:: REQUIRED WORK ::
The listing below begins with the first line you should copy; stop after the line containing "var hourTicks = [1, 2, 3, 4, 5, 6];", and drop every picture.

—————

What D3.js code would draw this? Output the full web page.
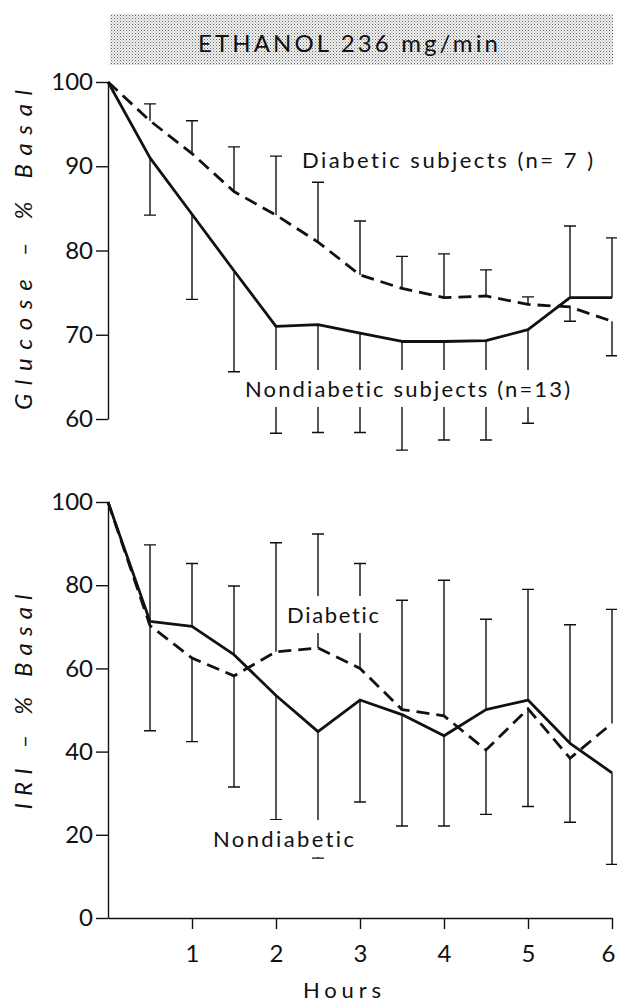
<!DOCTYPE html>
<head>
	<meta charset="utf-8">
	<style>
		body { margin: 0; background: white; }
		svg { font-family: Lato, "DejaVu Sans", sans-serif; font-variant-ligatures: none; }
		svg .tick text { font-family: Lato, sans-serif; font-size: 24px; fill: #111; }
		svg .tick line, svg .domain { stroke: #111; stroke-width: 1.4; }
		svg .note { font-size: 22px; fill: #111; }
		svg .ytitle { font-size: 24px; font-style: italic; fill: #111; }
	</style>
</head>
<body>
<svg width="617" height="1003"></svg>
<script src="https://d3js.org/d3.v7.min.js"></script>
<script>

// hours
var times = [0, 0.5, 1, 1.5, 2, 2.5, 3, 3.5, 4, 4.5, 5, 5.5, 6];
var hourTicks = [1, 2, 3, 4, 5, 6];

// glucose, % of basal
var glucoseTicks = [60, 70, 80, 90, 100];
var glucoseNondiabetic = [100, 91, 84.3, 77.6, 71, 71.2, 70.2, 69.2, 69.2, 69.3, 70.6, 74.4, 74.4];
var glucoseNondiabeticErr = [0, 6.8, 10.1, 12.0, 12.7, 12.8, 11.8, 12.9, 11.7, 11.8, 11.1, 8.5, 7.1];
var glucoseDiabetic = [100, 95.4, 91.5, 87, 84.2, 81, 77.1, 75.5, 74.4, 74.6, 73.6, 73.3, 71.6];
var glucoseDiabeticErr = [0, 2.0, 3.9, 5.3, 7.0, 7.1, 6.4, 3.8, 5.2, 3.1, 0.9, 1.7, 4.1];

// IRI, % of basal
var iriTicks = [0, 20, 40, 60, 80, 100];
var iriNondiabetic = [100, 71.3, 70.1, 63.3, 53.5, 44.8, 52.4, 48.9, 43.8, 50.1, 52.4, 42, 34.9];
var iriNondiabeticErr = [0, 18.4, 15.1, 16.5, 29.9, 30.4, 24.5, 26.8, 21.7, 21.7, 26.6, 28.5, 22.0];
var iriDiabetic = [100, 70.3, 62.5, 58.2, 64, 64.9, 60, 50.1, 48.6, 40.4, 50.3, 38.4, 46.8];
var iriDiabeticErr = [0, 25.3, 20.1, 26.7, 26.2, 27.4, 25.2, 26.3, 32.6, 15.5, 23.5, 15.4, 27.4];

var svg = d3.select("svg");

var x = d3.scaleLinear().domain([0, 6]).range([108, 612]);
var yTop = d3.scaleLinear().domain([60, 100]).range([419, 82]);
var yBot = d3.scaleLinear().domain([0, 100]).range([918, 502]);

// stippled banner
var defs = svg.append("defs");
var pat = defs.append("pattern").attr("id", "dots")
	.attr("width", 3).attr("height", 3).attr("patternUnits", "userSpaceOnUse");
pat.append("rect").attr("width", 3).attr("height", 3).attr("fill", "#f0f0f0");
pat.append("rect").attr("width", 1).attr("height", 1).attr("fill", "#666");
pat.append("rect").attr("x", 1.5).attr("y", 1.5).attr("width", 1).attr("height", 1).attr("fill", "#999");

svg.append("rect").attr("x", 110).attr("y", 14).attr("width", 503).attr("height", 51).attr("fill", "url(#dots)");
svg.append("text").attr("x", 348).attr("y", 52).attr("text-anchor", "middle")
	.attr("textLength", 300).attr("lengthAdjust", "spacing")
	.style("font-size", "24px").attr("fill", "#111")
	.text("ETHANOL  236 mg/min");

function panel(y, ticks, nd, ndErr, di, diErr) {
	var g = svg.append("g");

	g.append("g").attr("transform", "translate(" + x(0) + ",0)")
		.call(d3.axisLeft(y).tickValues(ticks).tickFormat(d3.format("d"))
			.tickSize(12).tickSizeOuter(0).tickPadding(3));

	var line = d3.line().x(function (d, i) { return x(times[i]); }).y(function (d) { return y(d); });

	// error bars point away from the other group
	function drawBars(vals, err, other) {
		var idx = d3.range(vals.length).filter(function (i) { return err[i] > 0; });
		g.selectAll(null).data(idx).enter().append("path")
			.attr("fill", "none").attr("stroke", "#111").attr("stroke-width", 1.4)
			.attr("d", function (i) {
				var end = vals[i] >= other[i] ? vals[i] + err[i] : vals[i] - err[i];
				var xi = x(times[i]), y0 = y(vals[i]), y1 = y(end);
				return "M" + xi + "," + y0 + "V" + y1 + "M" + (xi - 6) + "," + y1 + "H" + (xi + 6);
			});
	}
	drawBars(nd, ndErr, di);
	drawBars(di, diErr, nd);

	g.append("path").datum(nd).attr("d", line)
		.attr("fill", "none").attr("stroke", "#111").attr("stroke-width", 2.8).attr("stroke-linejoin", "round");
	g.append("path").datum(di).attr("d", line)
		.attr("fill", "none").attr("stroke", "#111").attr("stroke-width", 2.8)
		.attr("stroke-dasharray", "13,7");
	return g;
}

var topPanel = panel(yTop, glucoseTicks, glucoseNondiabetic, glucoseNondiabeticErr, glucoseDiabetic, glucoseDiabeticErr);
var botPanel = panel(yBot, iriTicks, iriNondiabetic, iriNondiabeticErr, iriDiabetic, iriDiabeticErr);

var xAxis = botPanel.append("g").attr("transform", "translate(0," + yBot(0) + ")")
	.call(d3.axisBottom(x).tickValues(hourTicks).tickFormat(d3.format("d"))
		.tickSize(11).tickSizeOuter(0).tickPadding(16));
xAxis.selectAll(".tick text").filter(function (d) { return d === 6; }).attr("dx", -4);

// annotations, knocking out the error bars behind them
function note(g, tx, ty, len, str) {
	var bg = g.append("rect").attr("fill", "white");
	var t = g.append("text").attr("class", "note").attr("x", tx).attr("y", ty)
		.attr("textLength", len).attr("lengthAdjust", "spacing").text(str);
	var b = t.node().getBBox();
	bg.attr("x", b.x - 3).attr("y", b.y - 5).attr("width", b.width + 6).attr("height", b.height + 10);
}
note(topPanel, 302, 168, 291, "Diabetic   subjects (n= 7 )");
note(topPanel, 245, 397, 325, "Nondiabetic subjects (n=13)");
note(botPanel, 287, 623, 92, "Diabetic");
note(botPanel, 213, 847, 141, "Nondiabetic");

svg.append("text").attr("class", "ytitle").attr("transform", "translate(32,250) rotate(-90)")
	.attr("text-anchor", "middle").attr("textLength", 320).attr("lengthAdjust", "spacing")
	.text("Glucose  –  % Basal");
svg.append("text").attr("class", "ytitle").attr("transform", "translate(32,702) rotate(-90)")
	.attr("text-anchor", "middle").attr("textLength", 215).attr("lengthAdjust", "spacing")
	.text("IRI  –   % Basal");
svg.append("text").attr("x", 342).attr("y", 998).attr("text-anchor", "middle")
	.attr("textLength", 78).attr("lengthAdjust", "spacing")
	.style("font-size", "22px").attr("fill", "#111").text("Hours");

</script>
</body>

—————

:: ANSWER ::
What D3.js code would draw this? Output the full web page.
<!DOCTYPE html>
<head>
	<meta charset="utf-8">
	<style>
		body { margin: 0; background: white; }
		svg { font-family: Lato, "DejaVu Sans", sans-serif; font-variant-ligatures: none; }
		svg .tick text { font-family: Lato, sans-serif; font-size: 24px; fill: #111; }
		svg .tick line, svg .domain { stroke: #111; stroke-width: 1.4; }
		svg .note { font-size: 22px; fill: #111; }
		svg .ytitle { font-size: 24px; font-style: italic; fill: #111; }
	</style>
</head>
<body>
<svg width="617" height="1003"></svg>
<script src="https://d3js.org/d3.v7.min.js"></script>
<script>

// hours
var times = [0, 0.5, 1, 1.5, 2, 2.5, 3, 3.5, 4, 4.5, 5, 5.5, 6];
var hourTicks = [1, 2, 3, 4, 5, 6];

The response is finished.